● **Written request**
Provide an exact copy of the data, excluding the images.

● **Material provided**
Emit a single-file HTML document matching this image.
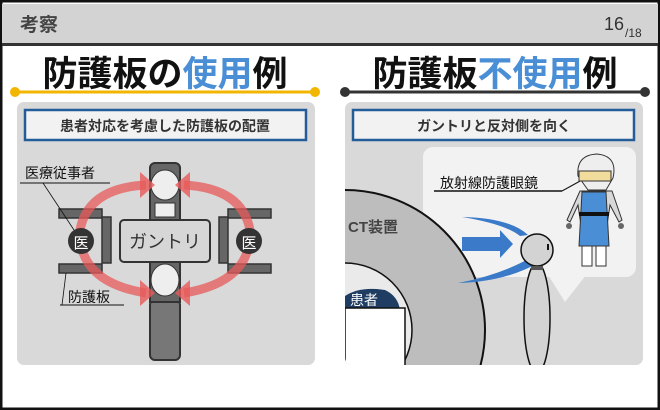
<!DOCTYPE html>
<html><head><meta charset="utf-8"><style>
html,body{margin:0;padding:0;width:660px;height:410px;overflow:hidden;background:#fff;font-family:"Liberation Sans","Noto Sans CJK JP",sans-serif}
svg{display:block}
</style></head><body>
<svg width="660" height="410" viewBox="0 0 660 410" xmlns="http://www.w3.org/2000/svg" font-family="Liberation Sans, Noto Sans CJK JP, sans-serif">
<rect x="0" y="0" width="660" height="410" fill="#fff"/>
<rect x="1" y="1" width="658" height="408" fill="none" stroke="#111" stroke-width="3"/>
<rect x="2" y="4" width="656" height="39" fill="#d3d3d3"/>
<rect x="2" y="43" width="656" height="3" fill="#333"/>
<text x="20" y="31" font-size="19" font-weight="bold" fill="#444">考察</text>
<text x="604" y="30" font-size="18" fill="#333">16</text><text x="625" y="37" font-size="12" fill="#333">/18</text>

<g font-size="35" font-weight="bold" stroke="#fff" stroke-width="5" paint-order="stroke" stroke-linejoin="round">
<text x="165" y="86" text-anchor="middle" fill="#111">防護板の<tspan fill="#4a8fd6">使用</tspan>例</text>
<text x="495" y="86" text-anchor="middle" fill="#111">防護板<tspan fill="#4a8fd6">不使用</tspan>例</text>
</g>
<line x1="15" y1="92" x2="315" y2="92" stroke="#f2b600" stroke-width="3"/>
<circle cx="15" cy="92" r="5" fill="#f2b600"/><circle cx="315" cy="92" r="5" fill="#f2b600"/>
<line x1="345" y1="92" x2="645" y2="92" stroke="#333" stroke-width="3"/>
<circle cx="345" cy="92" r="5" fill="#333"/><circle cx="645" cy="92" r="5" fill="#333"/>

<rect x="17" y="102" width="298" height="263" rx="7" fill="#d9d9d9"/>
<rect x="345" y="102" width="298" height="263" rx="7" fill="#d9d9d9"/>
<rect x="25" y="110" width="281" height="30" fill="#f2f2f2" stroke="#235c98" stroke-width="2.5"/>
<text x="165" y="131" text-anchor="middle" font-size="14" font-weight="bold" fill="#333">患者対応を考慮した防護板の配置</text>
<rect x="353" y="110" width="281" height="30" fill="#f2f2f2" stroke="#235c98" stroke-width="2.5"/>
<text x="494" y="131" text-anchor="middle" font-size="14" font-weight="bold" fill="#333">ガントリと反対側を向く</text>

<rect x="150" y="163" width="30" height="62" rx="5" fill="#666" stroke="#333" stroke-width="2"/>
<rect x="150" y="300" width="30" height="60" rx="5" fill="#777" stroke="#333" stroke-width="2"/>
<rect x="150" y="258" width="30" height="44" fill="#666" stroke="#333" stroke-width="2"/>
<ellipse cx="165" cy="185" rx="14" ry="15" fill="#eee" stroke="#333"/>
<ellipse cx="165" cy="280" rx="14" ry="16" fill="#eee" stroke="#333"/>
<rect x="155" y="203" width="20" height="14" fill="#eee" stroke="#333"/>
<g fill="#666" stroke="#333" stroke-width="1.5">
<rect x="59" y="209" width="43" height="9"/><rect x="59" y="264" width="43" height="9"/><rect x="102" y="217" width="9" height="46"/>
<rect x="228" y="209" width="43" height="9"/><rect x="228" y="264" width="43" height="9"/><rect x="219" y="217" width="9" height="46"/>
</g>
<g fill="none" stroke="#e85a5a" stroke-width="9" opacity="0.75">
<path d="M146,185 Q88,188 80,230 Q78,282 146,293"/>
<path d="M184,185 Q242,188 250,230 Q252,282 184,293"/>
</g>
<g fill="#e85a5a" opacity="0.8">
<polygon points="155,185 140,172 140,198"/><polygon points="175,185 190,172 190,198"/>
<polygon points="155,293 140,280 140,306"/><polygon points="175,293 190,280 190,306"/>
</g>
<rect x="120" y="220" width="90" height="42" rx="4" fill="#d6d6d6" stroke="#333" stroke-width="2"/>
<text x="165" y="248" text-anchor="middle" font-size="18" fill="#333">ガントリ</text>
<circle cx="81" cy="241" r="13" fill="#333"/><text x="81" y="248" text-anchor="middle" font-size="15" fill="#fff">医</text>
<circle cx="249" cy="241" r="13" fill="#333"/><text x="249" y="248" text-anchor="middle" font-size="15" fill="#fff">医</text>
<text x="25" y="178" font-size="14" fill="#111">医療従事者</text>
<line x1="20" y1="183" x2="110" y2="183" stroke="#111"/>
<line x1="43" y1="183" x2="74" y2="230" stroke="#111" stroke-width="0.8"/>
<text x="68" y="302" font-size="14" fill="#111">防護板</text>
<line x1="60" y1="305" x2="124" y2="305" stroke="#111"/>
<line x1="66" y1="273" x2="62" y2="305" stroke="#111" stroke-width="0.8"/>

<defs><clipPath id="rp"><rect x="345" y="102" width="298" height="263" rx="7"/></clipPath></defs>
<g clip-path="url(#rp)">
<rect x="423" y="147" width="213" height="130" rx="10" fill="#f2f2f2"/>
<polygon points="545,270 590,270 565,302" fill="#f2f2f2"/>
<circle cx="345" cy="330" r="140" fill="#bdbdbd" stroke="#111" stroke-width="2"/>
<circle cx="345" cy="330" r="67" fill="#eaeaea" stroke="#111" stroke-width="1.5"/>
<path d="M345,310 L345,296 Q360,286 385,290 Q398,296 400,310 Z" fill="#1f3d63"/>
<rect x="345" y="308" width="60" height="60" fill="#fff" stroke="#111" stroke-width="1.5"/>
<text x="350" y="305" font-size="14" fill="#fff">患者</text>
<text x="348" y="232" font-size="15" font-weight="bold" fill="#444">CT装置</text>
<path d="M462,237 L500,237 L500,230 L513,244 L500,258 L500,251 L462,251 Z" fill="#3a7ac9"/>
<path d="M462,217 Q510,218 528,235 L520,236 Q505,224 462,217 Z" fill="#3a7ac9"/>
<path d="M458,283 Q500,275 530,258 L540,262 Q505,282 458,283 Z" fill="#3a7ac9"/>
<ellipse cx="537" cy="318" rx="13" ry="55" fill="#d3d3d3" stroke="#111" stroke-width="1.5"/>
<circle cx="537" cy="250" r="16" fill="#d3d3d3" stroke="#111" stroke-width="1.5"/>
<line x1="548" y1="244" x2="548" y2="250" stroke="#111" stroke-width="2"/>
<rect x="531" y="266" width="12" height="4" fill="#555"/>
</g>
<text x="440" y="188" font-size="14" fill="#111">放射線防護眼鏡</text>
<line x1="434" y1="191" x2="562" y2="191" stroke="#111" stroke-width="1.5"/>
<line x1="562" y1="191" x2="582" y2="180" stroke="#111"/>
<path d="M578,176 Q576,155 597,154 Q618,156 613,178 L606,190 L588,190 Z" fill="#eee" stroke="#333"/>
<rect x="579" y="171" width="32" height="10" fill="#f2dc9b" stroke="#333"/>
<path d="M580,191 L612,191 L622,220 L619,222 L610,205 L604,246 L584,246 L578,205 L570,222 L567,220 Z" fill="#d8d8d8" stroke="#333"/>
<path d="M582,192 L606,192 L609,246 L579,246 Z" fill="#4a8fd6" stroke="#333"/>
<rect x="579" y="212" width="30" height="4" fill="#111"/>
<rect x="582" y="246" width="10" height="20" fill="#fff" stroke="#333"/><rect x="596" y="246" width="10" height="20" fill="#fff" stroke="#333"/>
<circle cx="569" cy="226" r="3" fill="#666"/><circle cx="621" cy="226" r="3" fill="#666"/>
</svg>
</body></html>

● **Output for this task**
Emit a single-file HTML document matching this image.
<!DOCTYPE html>
<html><head><meta charset="utf-8"><style>
html,body{margin:0;padding:0;width:660px;height:410px;overflow:hidden;background:#fff;font-family:"Liberation Sans","Noto Sans CJK JP",sans-serif}
svg{display:block}
</style></head><body>
<svg width="660" height="410" viewBox="0 0 660 410" xmlns="http://www.w3.org/2000/svg" font-family="Liberation Sans, Noto Sans CJK JP, sans-serif">
<rect x="0" y="0" width="660" height="410" fill="#fff"/>
<rect x="1" y="1" width="658" height="408" fill="none" stroke="#111" stroke-width="3"/>
<rect x="2" y="4" width="656" height="39" fill="#d3d3d3"/>
<rect x="2" y="43" width="656" height="3" fill="#333"/>
<text x="20" y="31" font-size="19" font-weight="bold" fill="#444">考察</text>
<text x="604" y="30" font-size="18" fill="#333">16</text><text x="625" y="37" font-size="12" fill="#333">/18</text>

<g font-size="35" font-weight="bold" stroke="#fff" stroke-width="5" paint-order="stroke" stroke-linejoin="round">
<text x="165" y="86" text-anchor="middle" fill="#111">防護板の<tspan fill="#4a8fd6">使用</tspan>例</text>
<text x="495" y="86" text-anchor="middle" fill="#111">防護板<tspan fill="#4a8fd6">不使用</tspan>例</text>
</g>
<line x1="15" y1="92" x2="315" y2="92" stroke="#f2b600" stroke-width="3"/>
<circle cx="15" cy="92" r="5" fill="#f2b600"/><circle cx="315" cy="92" r="5" fill="#f2b600"/>
<line x1="345" y1="92" x2="645" y2="92" stroke="#333" stroke-width="3"/>
<circle cx="345" cy="92" r="5" fill="#333"/><circle cx="645" cy="92" r="5" fill="#333"/>

<rect x="17" y="102" width="298" height="263" rx="7" fill="#d9d9d9"/>
<rect x="345" y="102" width="298" height="263" rx="7" fill="#d9d9d9"/>
<rect x="25" y="110" width="281" height="30" fill="#f2f2f2" stroke="#235c98" stroke-width="2.5"/>
<text x="165" y="131" text-anchor="middle" font-size="14" font-weight="bold" fill="#333">患者対応を考慮した防護板の配置</text>
<rect x="353" y="110" width="281" height="30" fill="#f2f2f2" stroke="#235c98" stroke-width="2.5"/>
<text x="494" y="131" text-anchor="middle" font-size="14" font-weight="bold" fill="#333">ガントリと反対側を向く</text>

<rect x="150" y="163" width="30" height="62" rx="5" fill="#666" stroke="#333" stroke-width="2"/>
<rect x="150" y="300" width="30" height="60" rx="5" fill="#777" stroke="#333" stroke-width="2"/>
<rect x="150" y="258" width="30" height="44" fill="#666" stroke="#333" stroke-width="2"/>
<ellipse cx="165" cy="185" rx="14" ry="15" fill="#eee" stroke="#333"/>
<ellipse cx="165" cy="280" rx="14" ry="16" fill="#eee" stroke="#333"/>
<rect x="155" y="203" width="20" height="14" fill="#eee" stroke="#333"/>
<g fill="#666" stroke="#333" stroke-width="1.5">
<rect x="59" y="209" width="43" height="9"/><rect x="59" y="264" width="43" height="9"/><rect x="102" y="217" width="9" height="46"/>
<rect x="228" y="209" width="43" height="9"/><rect x="228" y="264" width="43" height="9"/><rect x="219" y="217" width="9" height="46"/>
</g>
<g fill="none" stroke="#e85a5a" stroke-width="9" opacity="0.75">
<path d="M146,185 Q88,188 80,230 Q78,282 146,293"/>
<path d="M184,185 Q242,188 250,230 Q252,282 184,293"/>
</g>
<g fill="#e85a5a" opacity="0.8">
<polygon points="155,185 140,172 140,198"/><polygon points="175,185 190,172 190,198"/>
<polygon points="155,293 140,280 140,306"/><polygon points="175,293 190,280 190,306"/>
</g>
<rect x="120" y="220" width="90" height="42" rx="4" fill="#d6d6d6" stroke="#333" stroke-width="2"/>
<text x="165" y="248" text-anchor="middle" font-size="18" fill="#333">ガントリ</text>
<circle cx="81" cy="241" r="13" fill="#333"/><text x="81" y="248" text-anchor="middle" font-size="15" fill="#fff">医</text>
<circle cx="249" cy="241" r="13" fill="#333"/><text x="249" y="248" text-anchor="middle" font-size="15" fill="#fff">医</text>
<text x="25" y="178" font-size="14" fill="#111">医療従事者</text>
<line x1="20" y1="183" x2="110" y2="183" stroke="#111"/>
<line x1="43" y1="183" x2="74" y2="230" stroke="#111" stroke-width="0.8"/>
<text x="68" y="302" font-size="14" fill="#111">防護板</text>
<line x1="60" y1="305" x2="124" y2="305" stroke="#111"/>
<line x1="66" y1="273" x2="62" y2="305" stroke="#111" stroke-width="0.8"/>

<defs><clipPath id="rp"><rect x="345" y="102" width="298" height="263" rx="7"/></clipPath></defs>
<g clip-path="url(#rp)">
<rect x="423" y="147" width="213" height="130" rx="10" fill="#f2f2f2"/>
<polygon points="545,270 590,270 565,302" fill="#f2f2f2"/>
<circle cx="345" cy="330" r="140" fill="#bdbdbd" stroke="#111" stroke-width="2"/>
<circle cx="345" cy="330" r="67" fill="#eaeaea" stroke="#111" stroke-width="1.5"/>
<path d="M345,310 L345,296 Q360,286 385,290 Q398,296 400,310 Z" fill="#1f3d63"/>
<rect x="345" y="308" width="60" height="60" fill="#fff" stroke="#111" stroke-width="1.5"/>
<text x="350" y="305" font-size="14" fill="#fff">患者</text>
<text x="348" y="232" font-size="15" font-weight="bold" fill="#444">CT装置</text>
<path d="M462,237 L500,237 L500,230 L513,244 L500,258 L500,251 L462,251 Z" fill="#3a7ac9"/>
<path d="M462,217 Q510,218 528,235 L520,236 Q505,224 462,217 Z" fill="#3a7ac9"/>
<path d="M458,283 Q500,275 530,258 L540,262 Q505,282 458,283 Z" fill="#3a7ac9"/>
<ellipse cx="537" cy="318" rx="13" ry="55" fill="#d3d3d3" stroke="#111" stroke-width="1.5"/>
<circle cx="537" cy="250" r="16" fill="#d3d3d3" stroke="#111" stroke-width="1.5"/>
<line x1="548" y1="244" x2="548" y2="250" stroke="#111" stroke-width="2"/>
<rect x="531" y="266" width="12" height="4" fill="#555"/>
</g>
<text x="440" y="188" font-size="14" fill="#111">放射線防護眼鏡</text>
<line x1="434" y1="191" x2="562" y2="191" stroke="#111" stroke-width="1.5"/>
<line x1="562" y1="191" x2="582" y2="180" stroke="#111"/>
<path d="M578,176 Q576,155 597,154 Q618,156 613,178 L606,190 L588,190 Z" fill="#eee" stroke="#333"/>
<rect x="579" y="171" width="32" height="10" fill="#f2dc9b" stroke="#333"/>
<path d="M580,191 L612,191 L622,220 L619,222 L610,205 L604,246 L584,246 L578,205 L570,222 L567,220 Z" fill="#d8d8d8" stroke="#333"/>
<path d="M582,192 L606,192 L609,246 L579,246 Z" fill="#4a8fd6" stroke="#333"/>
<rect x="579" y="212" width="30" height="4" fill="#111"/>
<rect x="582" y="246" width="10" height="20" fill="#fff" stroke="#333"/><rect x="596" y="246" width="10" height="20" fill="#fff" stroke="#333"/>
<circle cx="569" cy="226" r="3" fill="#666"/><circle cx="621" cy="226" r="3" fill="#666"/>
</svg>
</body></html>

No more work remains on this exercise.